▶ Supplied records:
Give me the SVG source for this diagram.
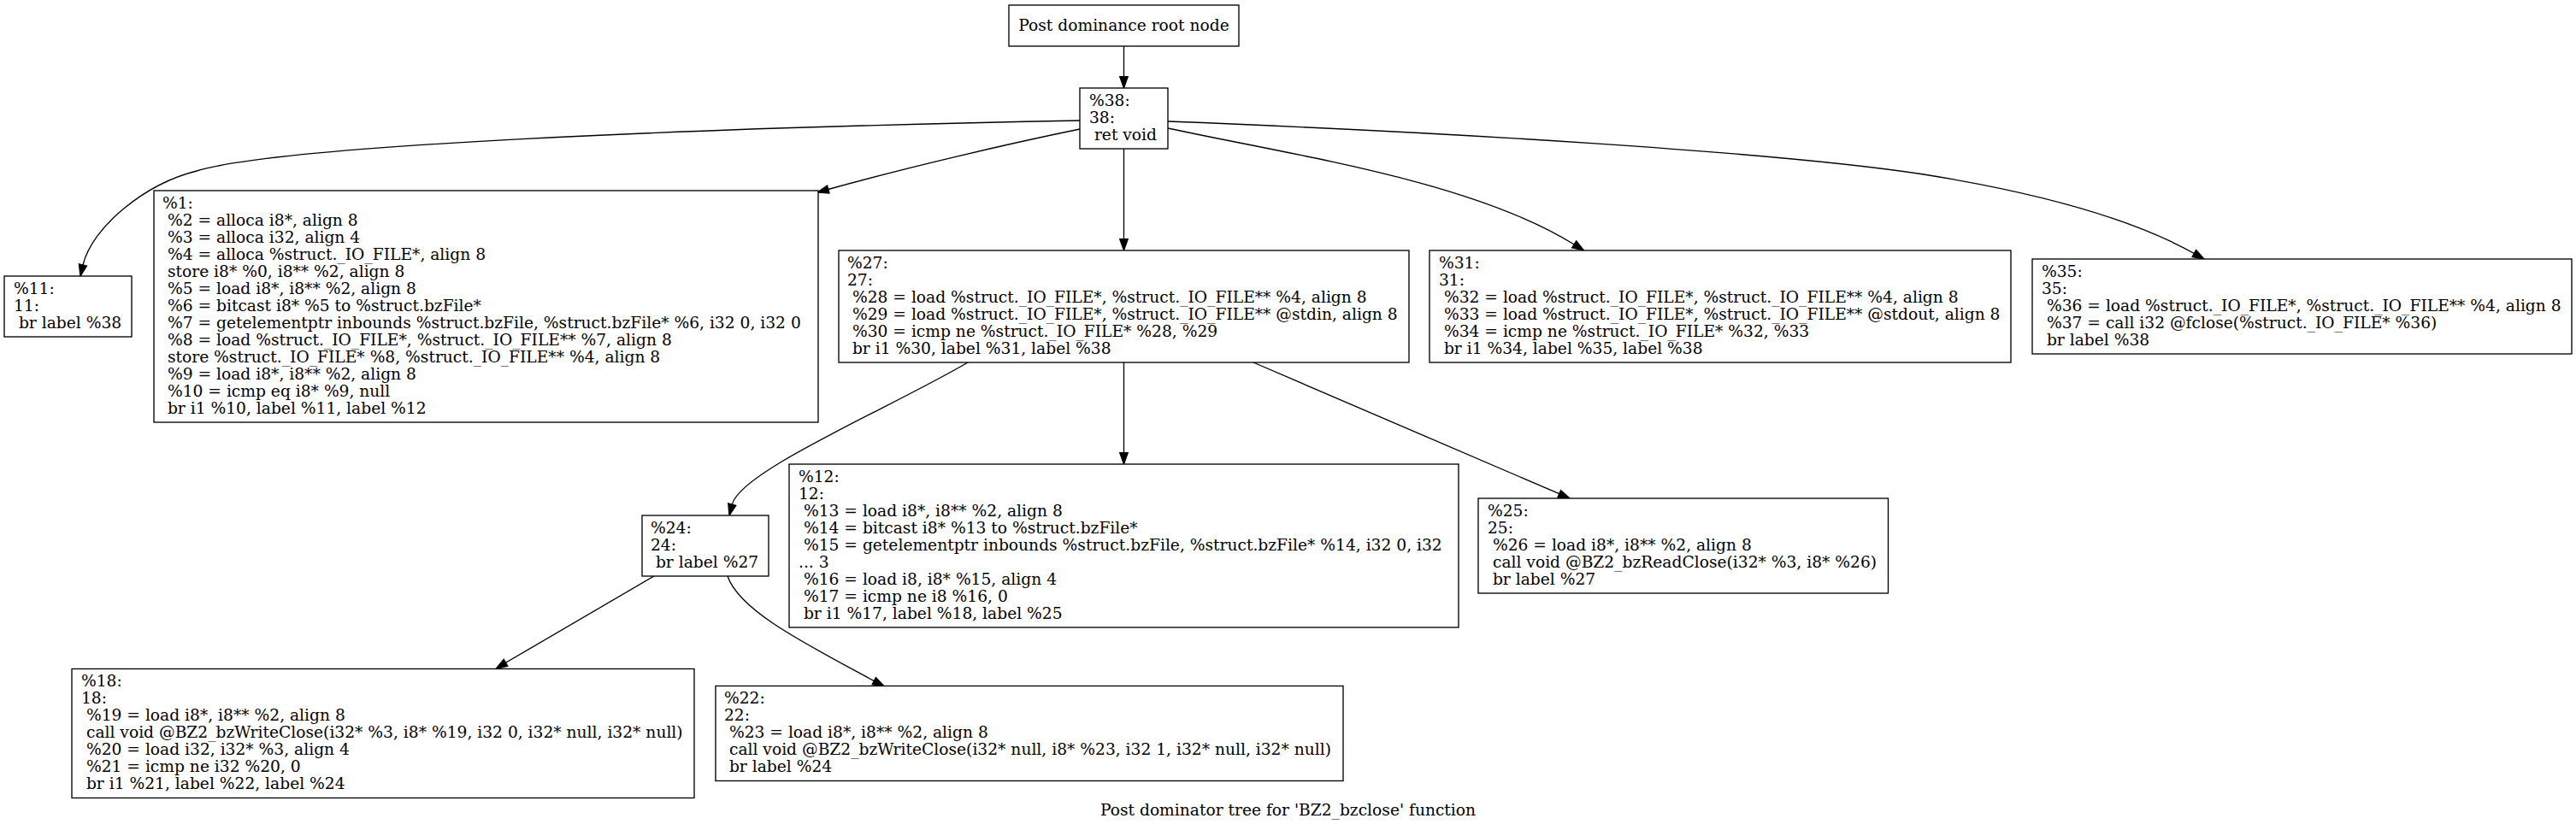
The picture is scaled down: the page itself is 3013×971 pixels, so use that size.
<svg xmlns="http://www.w3.org/2000/svg" width="3013" height="971" viewBox="0 0 3013 971">
<style>
text{font-family:"DejaVu Serif","Liberation Serif",serif;font-size:18.67px;fill:#000;white-space:pre}
.box{fill:#fff;stroke:#000;stroke-width:1.33}
.edge{fill:none;stroke:#000;stroke-width:1.33}
.head{fill:#000;stroke:#000;stroke-width:1.33}
</style>
<rect width="3013" height="971" fill="#fff"/>
<g id="connectors">
<path class="edge" d="M1314.5,54 L1314.5,89.7"/>
<polygon class="head" points="1309.8,89.7 1314.5,103 1319.2,89.7"/>
<path class="edge" d="M1314.5,174 L1314.5,279.7"/>
<polygon class="head" points="1309.8,279.7 1314.5,293 1319.2,279.7"/>
<path class="edge" d="M1314.5,424 L1314.5,529.7"/>
<polygon class="head" points="1309.8,529.7 1314.5,543 1319.2,529.7"/>
<path class="edge" d="M1263,141 C800,150 330,170 230,200 C170,215 108,265 97,310"/>
<polygon class="head" points="101.55,311.05 92.45,308.95 94,323"/>
<path class="edge" d="M1263,151 C1180,168 1060,196 968.8,221.5"/>
<polygon class="head" points="970,226 967.6,217 956,225"/>
<path class="edge" d="M1366,150 C1520,183 1722,212 1841.2,286"/>
<polygon class="head" points="1838.7,289.9 1843.7,282 1852.5,293"/>
<path class="edge" d="M1366,142 C1700,155 2080,178 2250,204 C2350,220 2479,247.5 2566.4,296.5"/>
<polygon class="head" points="2564.1,300.6 2568.7,292.4 2578,303"/>
<path class="edge" d="M1132,424 C1040,478 866,551 856.3,590.1"/>
<polygon class="head" points="851.8,588.9 860.8,591.3 853,603"/>
<path class="edge" d="M1466,424 L1823.8,577.7"/>
<polygon class="head" points="1821.9,582 1825.6,573.5 1836,583"/>
<path class="edge" d="M765,674 L591.5,775.3"/>
<polygon class="head" points="589.2,771.3 593.8,779.3 580,782.5"/>
<path class="edge" d="M851,674 C865,715 943,753.5 1022.3,796.6"/>
<polygon class="head" points="1020.1,800.7 1024.5,792.5 1034,802.5"/>
</g>
<g id="root">
<rect class="box" x="1180" y="6" width="269" height="48"/>
<text x="1314.5" y="36" text-anchor="middle">Post dominance root node</text>
</g>
<g id="n38">
<rect class="box" x="1263" y="103" width="103" height="71"/>
<text xml:space="preserve"><tspan x="1274" y="123.5">%38:</tspan><tspan x="1274" y="143.5">38:</tspan><tspan x="1274" y="163.5"> ret void</tspan></text>
</g>
<g id="n11">
<rect class="box" x="5" y="323" width="149" height="71"/>
<text xml:space="preserve"><tspan x="16" y="343.5">%11:</tspan><tspan x="16" y="363.5">11:</tspan><tspan x="16" y="383.5"> br label %38</tspan></text>
</g>
<g id="n1">
<rect class="box" x="180" y="223" width="777" height="271"/>
<text xml:space="preserve"><tspan x="190" y="243.5">%1:</tspan><tspan x="190" y="263.5"> %2 = alloca i8*, align 8</tspan><tspan x="190" y="283.5"> %3 = alloca i32, align 4</tspan><tspan x="190" y="303.5"> %4 = alloca %struct._IO_FILE*, align 8</tspan><tspan x="190" y="323.5"> store i8* %0, i8** %2, align 8</tspan><tspan x="190" y="343.5"> %5 = load i8*, i8** %2, align 8</tspan><tspan x="190" y="363.5"> %6 = bitcast i8* %5 to %struct.bzFile*</tspan><tspan x="190" y="383.5"> %7 = getelementptr inbounds %struct.bzFile, %struct.bzFile* %6, i32 0, i32 0</tspan><tspan x="190" y="403.5"> %8 = load %struct._IO_FILE*, %struct._IO_FILE** %7, align 8</tspan><tspan x="190" y="423.5"> store %struct._IO_FILE* %8, %struct._IO_FILE** %4, align 8</tspan><tspan x="190" y="443.5"> %9 = load i8*, i8** %2, align 8</tspan><tspan x="190" y="463.5"> %10 = icmp eq i8* %9, null</tspan><tspan x="190" y="483.5"> br i1 %10, label %11, label %12</tspan></text>
</g>
<g id="n27">
<rect class="box" x="981" y="293" width="667" height="131"/>
<text xml:space="preserve"><tspan x="991" y="313.5">%27:</tspan><tspan x="991" y="333.5">27:</tspan><tspan x="991" y="353.5"> %28 = load %struct._IO_FILE*, %struct._IO_FILE** %4, align 8</tspan><tspan x="991" y="373.5"> %29 = load %struct._IO_FILE*, %struct._IO_FILE** @stdin, align 8</tspan><tspan x="991" y="393.5"> %30 = icmp ne %struct._IO_FILE* %28, %29</tspan><tspan x="991" y="413.5"> br i1 %30, label %31, label %38</tspan></text>
</g>
<g id="n31">
<rect class="box" x="1672" y="293" width="680" height="131"/>
<text xml:space="preserve"><tspan x="1683" y="313.5">%31:</tspan><tspan x="1683" y="333.5">31:</tspan><tspan x="1683" y="353.5"> %32 = load %struct._IO_FILE*, %struct._IO_FILE** %4, align 8</tspan><tspan x="1683" y="373.5"> %33 = load %struct._IO_FILE*, %struct._IO_FILE** @stdout, align 8</tspan><tspan x="1683" y="393.5"> %34 = icmp ne %struct._IO_FILE* %32, %33</tspan><tspan x="1683" y="413.5"> br i1 %34, label %35, label %38</tspan></text>
</g>
<g id="n35">
<rect class="box" x="2377" y="303" width="631" height="111"/>
<text xml:space="preserve"><tspan x="2388" y="323.5">%35:</tspan><tspan x="2388" y="343.5">35:</tspan><tspan x="2388" y="363.5"> %36 = load %struct._IO_FILE*, %struct._IO_FILE** %4, align 8</tspan><tspan x="2388" y="383.5"> %37 = call i32 @fclose(%struct._IO_FILE* %36)</tspan><tspan x="2388" y="403.5"> br label %38</tspan></text>
</g>
<g id="n24">
<rect class="box" x="751" y="603" width="148" height="71"/>
<text xml:space="preserve"><tspan x="761" y="623.5">%24:</tspan><tspan x="761" y="643.5">24:</tspan><tspan x="761" y="663.5"> br label %27</tspan></text>
</g>
<g id="n12">
<rect class="box" x="923" y="543" width="783" height="191"/>
<text xml:space="preserve"><tspan x="934" y="563.5">%12:</tspan><tspan x="934" y="583.5">12:</tspan><tspan x="934" y="603.5"> %13 = load i8*, i8** %2, align 8</tspan><tspan x="934" y="623.5"> %14 = bitcast i8* %13 to %struct.bzFile*</tspan><tspan x="934" y="643.5"> %15 = getelementptr inbounds %struct.bzFile, %struct.bzFile* %14, i32 0, i32</tspan><tspan x="934" y="663.5">... 3</tspan><tspan x="934" y="683.5"> %16 = load i8, i8* %15, align 4</tspan><tspan x="934" y="703.5"> %17 = icmp ne i8 %16, 0</tspan><tspan x="934" y="723.5"> br i1 %17, label %18, label %25</tspan></text>
</g>
<g id="n25">
<rect class="box" x="1729" y="583" width="479.5" height="111"/>
<text xml:space="preserve"><tspan x="1740" y="603.5">%25:</tspan><tspan x="1740" y="623.5">25:</tspan><tspan x="1740" y="643.5"> %26 = load i8*, i8** %2, align 8</tspan><tspan x="1740" y="663.5"> call void @BZ2_bzReadClose(i32* %3, i8* %26)</tspan><tspan x="1740" y="683.5"> br label %27</tspan></text>
</g>
<g id="n18">
<rect class="box" x="84" y="782.5" width="728" height="151"/>
<text xml:space="preserve"><tspan x="95" y="803">%18:</tspan><tspan x="95" y="823">18:</tspan><tspan x="95" y="843"> %19 = load i8*, i8** %2, align 8</tspan><tspan x="95" y="863"> call void @BZ2_bzWriteClose(i32* %3, i8* %19, i32 0, i32* null, i32* null)</tspan><tspan x="95" y="883"> %20 = load i32, i32* %3, align 4</tspan><tspan x="95" y="903"> %21 = icmp ne i32 %20, 0</tspan><tspan x="95" y="923"> br i1 %21, label %22, label %24</tspan></text>
</g>
<g id="n22">
<rect class="box" x="837" y="802.5" width="734" height="111"/>
<text xml:space="preserve"><tspan x="847" y="823">%22:</tspan><tspan x="847" y="843">22:</tspan><tspan x="847" y="863"> %23 = load i8*, i8** %2, align 8</tspan><tspan x="847" y="883"> call void @BZ2_bzWriteClose(i32* null, i8* %23, i32 1, i32* null, i32* null)</tspan><tspan x="847" y="903"> br label %24</tspan></text>
</g>
<g id="caption">
<text x="1506.5" y="954" text-anchor="middle">Post dominator tree for 'BZ2_bzclose' function</text>
</g>
</svg>
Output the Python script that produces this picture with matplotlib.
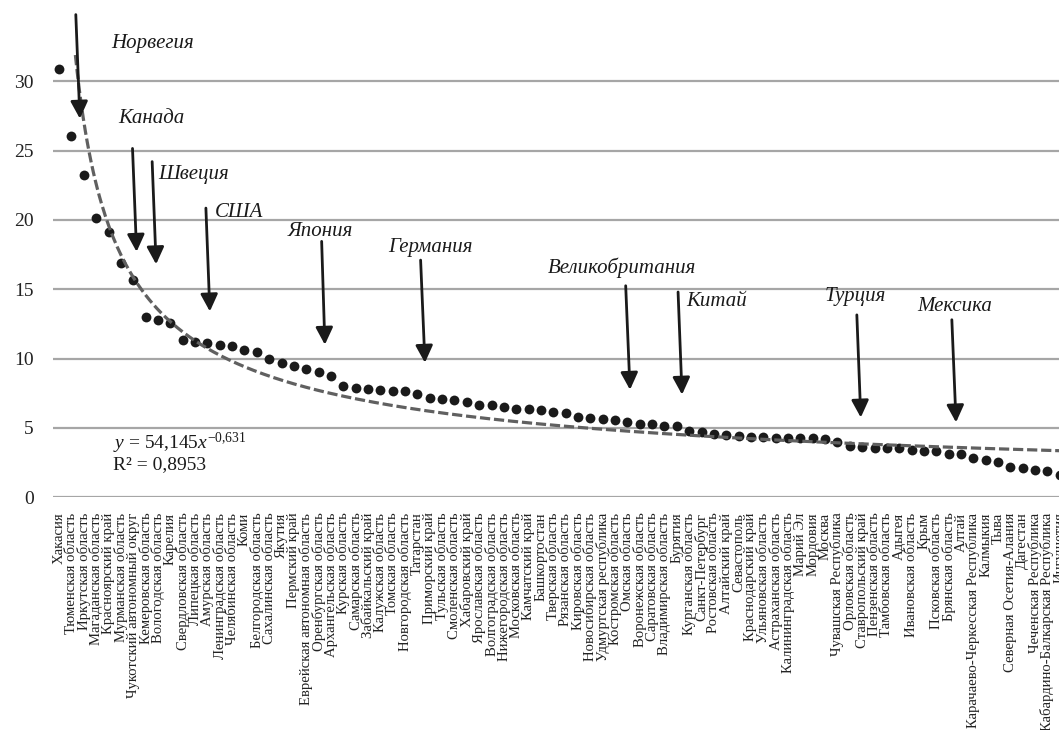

▶ Given exercise: Using the material above, state how many lines include the string "size". Answer with a single number.

▶ Response to the task: 2